Not every child has that same access to books. That’s why Fey supports Reading Is Fundamental, the nation’s leading literacy nonprofit since 1966. The organization, which was founded by Margaret McNamara (the wife of former secretary of defense Robert S. McNamara), has distributed 415 million books to more than 40 million children across the country and enlisted a million volunteers to bolster literacy rates.
In 2017, one million books were gifted to children who needed them, from pre-kindergarten through 12th grade. “There are 25 million children in America today who aren’t reading proficiently,” says Reading Is Fundamental president and CEO Alicia Levi. “That’s a problem we can solve.”

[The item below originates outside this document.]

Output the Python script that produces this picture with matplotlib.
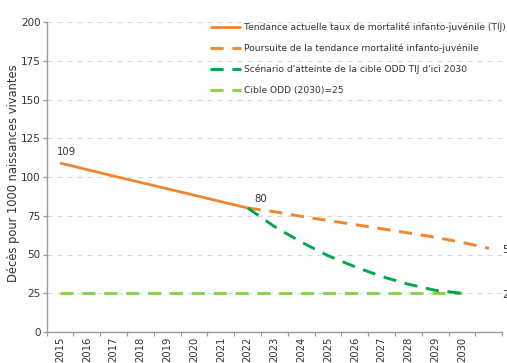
import matplotlib
matplotlib.use("Agg")
import matplotlib.pyplot as plt
import numpy as np

plt.rcParams['font.family'] = ['DejaVu Sans']

# Under-five mortality (deaths per 1000 live births)
years_trend = [2015, 2016, 2017, 2018, 2019, 2020, 2021, 2022]
trend = [109, 104.8, 100.6, 96.5, 92.4, 88.3, 84.1, 80]

years_proj = [2022, 2023, 2024, 2025, 2026, 2027, 2028, 2029, 2030, 2031]
projection = [80, 77.6, 74.6, 71.9, 69.3, 66.6, 63.9, 61.1, 57.8, 54]

years_sdg = [2022, 2023, 2024, 2025, 2026, 2027, 2028, 2029, 2030]
sdg_scenario = [80, 68, 58, 49.2, 42.1, 35.8, 30.8, 26.9, 25]

years_target = list(range(2015, 2031))
target_value = 25
target = [target_value] * len(years_target)

tick_years = list(range(2015, 2031))
y_ticks = [0, 25, 50, 75, 100, 125, 150, 175, 200]

series_labels = [
    "Tendance actuelle taux de mortalité infanto-juvénile (TIJ)",
    "Poursuite de la tendance mortalité infanto-juvénile",
    "Scénario d'atteinte de la cible ODD TIJ d'ici 2030",
    "Cible ODD (2030)=25",
]
y_title = "Décès pour 1000 naissances vivantes"

ORANGE = "#F28530"
GREEN = "#00A651"
LIGHT_GREEN = "#8DD14B"
TEXT = "#333333"
AXIS = "#9a9a9a"

W, H = 507, 363
fig = plt.figure(figsize=(W / 100, H / 100), dpi=100)
fig.patch.set_facecolor("white")
left, right, bottom, top = 46.7, 502.3, 332, 22
ax = fig.add_axes([left / W, 1 - bottom / H, (right - left) / W, (bottom - top) / H])

dash = (0, (4.5, 3))
ax.plot(years_target, target, color=LIGHT_GREEN, lw=2.1, linestyle=dash,
        label=series_labels[3], zorder=3)
ax.plot(years_proj, projection, color=ORANGE, lw=2.1, linestyle=dash,
        label=series_labels[1], zorder=3)
ax.plot(years_trend, trend, color=ORANGE, lw=2.0, solid_capstyle="butt",
        label=series_labels[0], zorder=4)
ax.plot(years_sdg, sdg_scenario, color=GREEN, lw=2.1, linestyle=dash,
        label=series_labels[2], zorder=5)

# value labels
ax.annotate(f"{trend[0]:g}", (years_trend[0], trend[0]), xytext=(-2.5, 4.0),
            textcoords="offset points", ha="left", va="bottom", fontsize=7.3, color=TEXT)
ax.annotate(f"{trend[-1]:g}", (years_trend[-1], trend[-1]), xytext=(4.5, 3.0),
            textcoords="offset points", ha="left", va="bottom", fontsize=7.3, color=TEXT)
ax.annotate(f"{projection[-1]:g}", (years_proj[-1], projection[-1]), xytext=(9.5, -1.5),
            textcoords="offset points", ha="left", va="center", fontsize=7.3, color=TEXT,
            annotation_clip=False)
ax.annotate(f"{target_value:g}", (years_proj[-1], target_value), xytext=(9.5, -1.5),
            textcoords="offset points", ha="left", va="center", fontsize=7.3, color=TEXT,
            annotation_clip=False)

ax.set_xlim(2014.5, 2031.5)
ax.set_ylim(0, 200)

ax.set_xticks(tick_years)
ax.set_xticklabels([str(y) for y in tick_years], rotation=90, fontsize=7.2, color=TEXT)
ax.set_xticks(np.arange(2014.5, 2032, 1.0), minor=True)
ax.tick_params(axis="x", which="major", length=0, pad=3.5)
ax.tick_params(axis="x", which="minor", length=2.6, width=0.9, color=AXIS)

ax.set_yticks(y_ticks)
ax.set_yticklabels([str(v) for v in y_ticks], fontsize=7.5, color=TEXT)
ax.tick_params(axis="y", length=3, width=0.9, color=AXIS, pad=1.5)

ax.grid(axis="y", color="#d8d8d8", lw=0.8, linestyle=(0, (4.5, 4.5)))
ax.set_axisbelow(True)
for s in ["top", "right"]:
    ax.spines[s].set_visible(False)
for s in ["left", "bottom"]:
    ax.spines[s].set_color(AXIS)
    ax.spines[s].set_linewidth(1.0)

fig.text(14 / W, 1 - 173 / H, y_title, rotation=90, ha="center", va="center",
         fontsize=8.3, color=TEXT)

handles, labels = ax.get_legend_handles_labels()
order = [2, 1, 3, 0]
leg = ax.legend([handles[i] for i in order], [labels[i] for i in order],
                loc="upper left", bbox_to_anchor=(210 / W, 1 - 22.5 / H),
                bbox_transform=fig.transFigure, frameon=False, fontsize=6.6,
                handlelength=3.4, handletextpad=0.33, labelspacing=1.27,
                borderpad=0, borderaxespad=0)
for t in leg.get_texts():
    t.set_color(TEXT)

fig.savefig("out.png", dpi=100)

Reading Is Fundamental, or RIF, as it’s often called, operates by funneling money into local organizations.
“We invest in community literacy advocates,” Levi explains. “Sometimes they are schools. Sometimes they are parent groups. Those groups then take the final step to make those books available. In addition to that, we encourage those groups to create cultural literacy.”
As schools have embraced digital technology via computers and iPads in the classroom, Levi points to some troubling statistics. “If a child is texting, then they can be reading,” she says. But that’s not always the case. Recent studies suggest that 65% of children entering fourth grade aren’t proficient readers. By the time they graduate from high school, 63% of students don’t make the cut.“That’s a horrifying statistic in today’s day and age,” Levi says.
For 35 years, Reading Is Fundamental received millions of dollars in federal support. But in 2011, Congress cut all government spending to the nonprofit in a move to prioritize competition for funding. “As you can imagine, the loss of that funding severely affected communities across the country,” says Beth Meyer, the group’s chief marketing officer.
That means that the organization, which operates with about 25 employees, has had to rely on individuals and corporate sponsors such as Macy’s and Amazon. Last year the web goliath ran a two-week campaign with its consumers, asking them to chip in. That resulted in the sale of 11,400 books, which were donated to the charity. “It’s important that children have books of their own choice that they can call their own,” Levi says.